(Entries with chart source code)
▬▬▬

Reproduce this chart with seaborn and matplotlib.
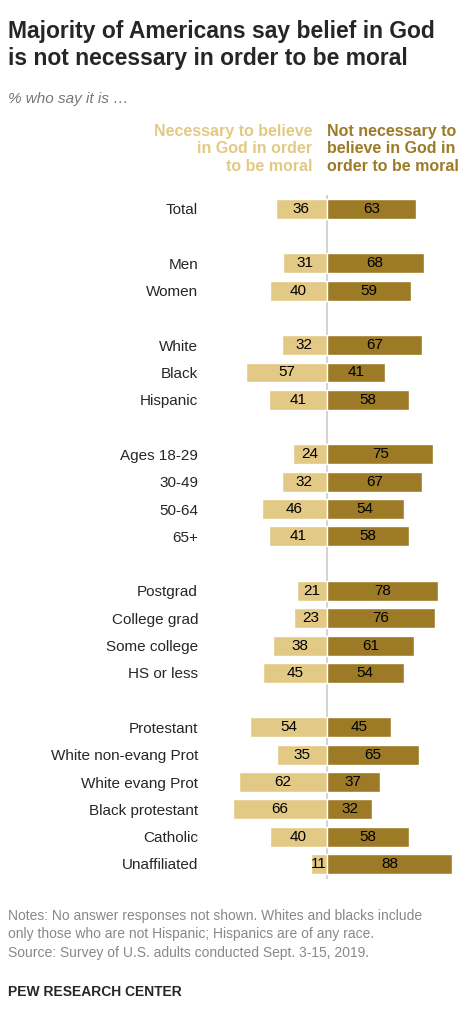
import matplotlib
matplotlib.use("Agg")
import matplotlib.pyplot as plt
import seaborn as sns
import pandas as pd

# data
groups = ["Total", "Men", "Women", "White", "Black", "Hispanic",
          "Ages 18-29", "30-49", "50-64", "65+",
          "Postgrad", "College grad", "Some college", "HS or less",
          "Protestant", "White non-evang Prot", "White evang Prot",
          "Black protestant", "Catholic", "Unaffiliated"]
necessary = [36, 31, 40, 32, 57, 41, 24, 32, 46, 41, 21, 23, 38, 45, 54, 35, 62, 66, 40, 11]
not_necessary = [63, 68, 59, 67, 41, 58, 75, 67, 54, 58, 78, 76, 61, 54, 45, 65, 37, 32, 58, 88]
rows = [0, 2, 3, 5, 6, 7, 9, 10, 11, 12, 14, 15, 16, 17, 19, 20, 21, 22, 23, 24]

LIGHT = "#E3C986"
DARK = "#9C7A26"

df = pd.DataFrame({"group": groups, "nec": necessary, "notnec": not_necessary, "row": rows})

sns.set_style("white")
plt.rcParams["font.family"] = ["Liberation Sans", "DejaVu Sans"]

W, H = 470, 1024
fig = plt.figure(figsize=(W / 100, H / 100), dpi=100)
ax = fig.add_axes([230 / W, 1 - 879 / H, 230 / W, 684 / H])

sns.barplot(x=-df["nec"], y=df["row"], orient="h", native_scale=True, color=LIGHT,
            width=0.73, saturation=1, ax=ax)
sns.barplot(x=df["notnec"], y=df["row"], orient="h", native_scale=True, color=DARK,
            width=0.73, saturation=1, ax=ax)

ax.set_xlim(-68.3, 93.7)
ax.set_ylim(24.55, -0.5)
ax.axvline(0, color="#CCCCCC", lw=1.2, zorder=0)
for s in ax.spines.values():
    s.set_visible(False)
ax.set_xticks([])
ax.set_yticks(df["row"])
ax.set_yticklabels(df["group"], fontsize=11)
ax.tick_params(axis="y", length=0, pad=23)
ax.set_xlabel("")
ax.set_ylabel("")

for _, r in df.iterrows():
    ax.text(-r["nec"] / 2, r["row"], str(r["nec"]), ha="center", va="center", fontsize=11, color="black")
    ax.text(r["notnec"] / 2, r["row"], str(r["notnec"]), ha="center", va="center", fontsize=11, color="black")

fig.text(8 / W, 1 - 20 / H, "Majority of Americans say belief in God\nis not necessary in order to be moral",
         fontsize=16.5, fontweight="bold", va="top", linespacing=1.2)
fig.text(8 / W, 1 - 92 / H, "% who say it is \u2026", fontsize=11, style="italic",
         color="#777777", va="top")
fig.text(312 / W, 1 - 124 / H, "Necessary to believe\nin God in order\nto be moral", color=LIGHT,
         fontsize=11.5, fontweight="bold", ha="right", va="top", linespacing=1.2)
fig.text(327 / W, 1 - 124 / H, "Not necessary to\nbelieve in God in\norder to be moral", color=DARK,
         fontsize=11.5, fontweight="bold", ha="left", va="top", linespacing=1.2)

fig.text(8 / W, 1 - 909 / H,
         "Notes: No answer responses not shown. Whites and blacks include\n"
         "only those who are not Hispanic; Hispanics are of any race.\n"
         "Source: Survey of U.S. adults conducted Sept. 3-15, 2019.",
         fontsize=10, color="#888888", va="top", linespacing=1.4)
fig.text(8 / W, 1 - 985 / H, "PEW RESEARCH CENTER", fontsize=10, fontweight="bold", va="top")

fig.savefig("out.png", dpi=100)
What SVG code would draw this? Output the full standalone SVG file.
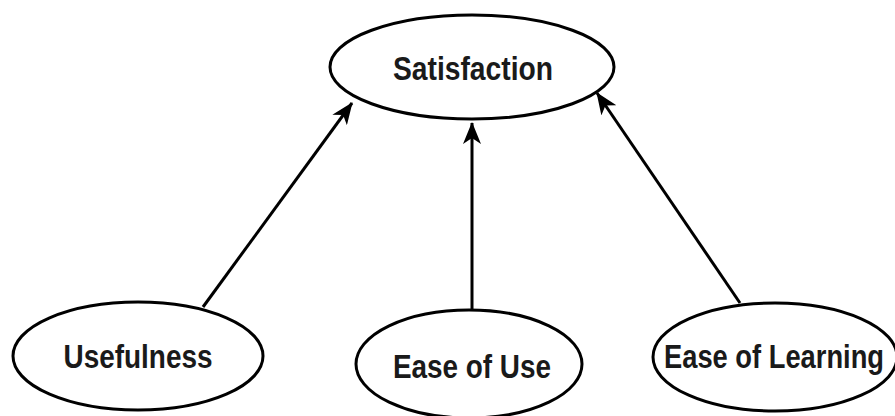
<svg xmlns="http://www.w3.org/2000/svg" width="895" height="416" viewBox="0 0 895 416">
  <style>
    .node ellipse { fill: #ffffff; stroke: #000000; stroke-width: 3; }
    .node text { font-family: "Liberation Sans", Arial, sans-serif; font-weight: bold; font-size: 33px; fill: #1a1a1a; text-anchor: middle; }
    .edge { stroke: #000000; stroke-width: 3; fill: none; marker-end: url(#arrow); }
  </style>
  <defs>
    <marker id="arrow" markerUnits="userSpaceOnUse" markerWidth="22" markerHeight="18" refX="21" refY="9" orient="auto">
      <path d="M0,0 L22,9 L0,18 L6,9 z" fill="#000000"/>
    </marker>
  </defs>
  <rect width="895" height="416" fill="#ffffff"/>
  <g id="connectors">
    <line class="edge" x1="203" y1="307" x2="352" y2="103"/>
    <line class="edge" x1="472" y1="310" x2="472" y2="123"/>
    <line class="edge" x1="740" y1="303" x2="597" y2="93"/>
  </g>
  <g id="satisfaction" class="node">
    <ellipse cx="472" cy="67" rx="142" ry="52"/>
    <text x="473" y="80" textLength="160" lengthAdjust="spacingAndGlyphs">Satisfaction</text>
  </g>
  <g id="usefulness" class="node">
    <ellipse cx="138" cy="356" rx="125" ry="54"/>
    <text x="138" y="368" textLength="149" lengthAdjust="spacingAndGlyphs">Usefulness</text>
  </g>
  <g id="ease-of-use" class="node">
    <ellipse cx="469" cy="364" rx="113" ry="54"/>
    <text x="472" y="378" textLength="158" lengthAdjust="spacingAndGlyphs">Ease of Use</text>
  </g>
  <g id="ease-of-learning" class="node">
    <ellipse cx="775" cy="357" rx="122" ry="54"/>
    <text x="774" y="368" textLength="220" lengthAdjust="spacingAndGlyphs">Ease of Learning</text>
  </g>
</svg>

▬▬▬

_EXERCISE DESCRIPTION_:
Everything from the first line of the listing above through the line that contains "import pandas as pd" is to be restated word for word, minus the pictures.

_WRITTEN SOLUTION_:
Reproduce this chart with seaborn and matplotlib.
import matplotlib
matplotlib.use("Agg")
import matplotlib.pyplot as plt
import seaborn as sns
import pandas as pd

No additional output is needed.